Biana Amato and Jill Tanner take on the reading duties in this one, one reading the parts set in the present time as Margaret Lea's voice and one reading the parts set in the past as Vida Winter tells her story. They are both remarkable good, helped, for me, by their British accents. I'm a sucker for a proper British accent!
The story itself was a little uneven for me. I was definitely more interested in Vida Winter's story and this was were nearly all of the action and tension in the book happened. Without Margaret's story as well, though, the book would not have had the balance it needed. Things slowed down in the middle of the book where a greater part of the story was Margaret's, but all of that was necessary later in the story. I had, to an extent, figured out the big secret of the book fairly early on but that didn't dampen my enthusiasm for the wild ride to the finish.
Setterfield's writing is mesmerizing and atmospheric, reminding me of Charlotte Bronte (clearly intentional as Bronte's Jane Eyre appears repeatedly in the story) and Sarah Waters. It's not just the stories of Margaret and Vida that made me so fond of this book, it was Setterfield's love of books that shone through frequently. In a passage about how a book stays with you after you finish it, in an chapter where Vida makes Margaret imagine what she might do to save the books she loves from being forever destroyed, and in this paragraph where Vida explains what it means to be a writer, Setterfield lures her readers into not just this book, but all books.
" For nearly sixty years I have eavesdropped with impunity on the lives of people who do not exist.
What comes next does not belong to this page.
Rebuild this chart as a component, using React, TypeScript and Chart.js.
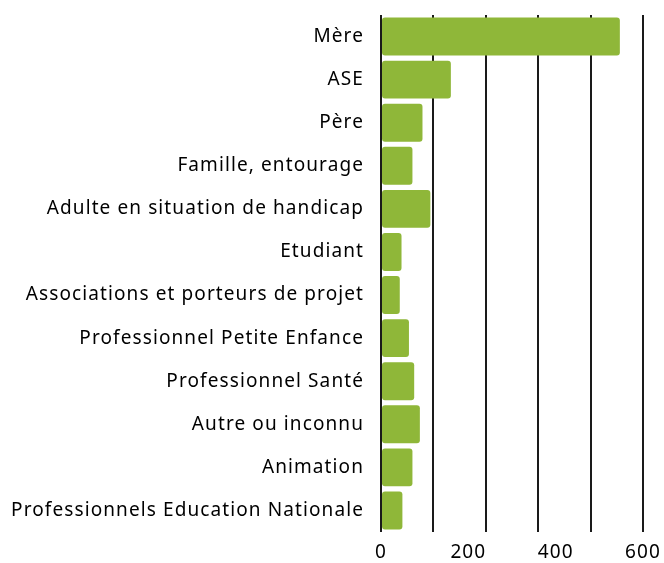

I have peeped shamelessly into hearts and bathroom closets. I have leaned over shoulders to follow the movements of quills as they write love letters, wills and confessions. I have watched as lovers love, murderers murder, and children play their make-believe. Prisons and brothels have opened their doors to me; galleons and camel trains have transported me across sea and sand; centuries and continents have fallen away at my bidding. I have spied upon the misdeeds of the mighty and witnessed the nobility of the meek. I have bent so low over sleepers in their beds that they might have felt my breath on their faces. I have seen their dreams."
I've waited a long time to read this book. I'm glad about that for two reasons. It allowed me the time to come across the audio version and, now that I have discovered I want to read something more by Setterfield, it means I don't have nearly as long to wait as others have had to wait.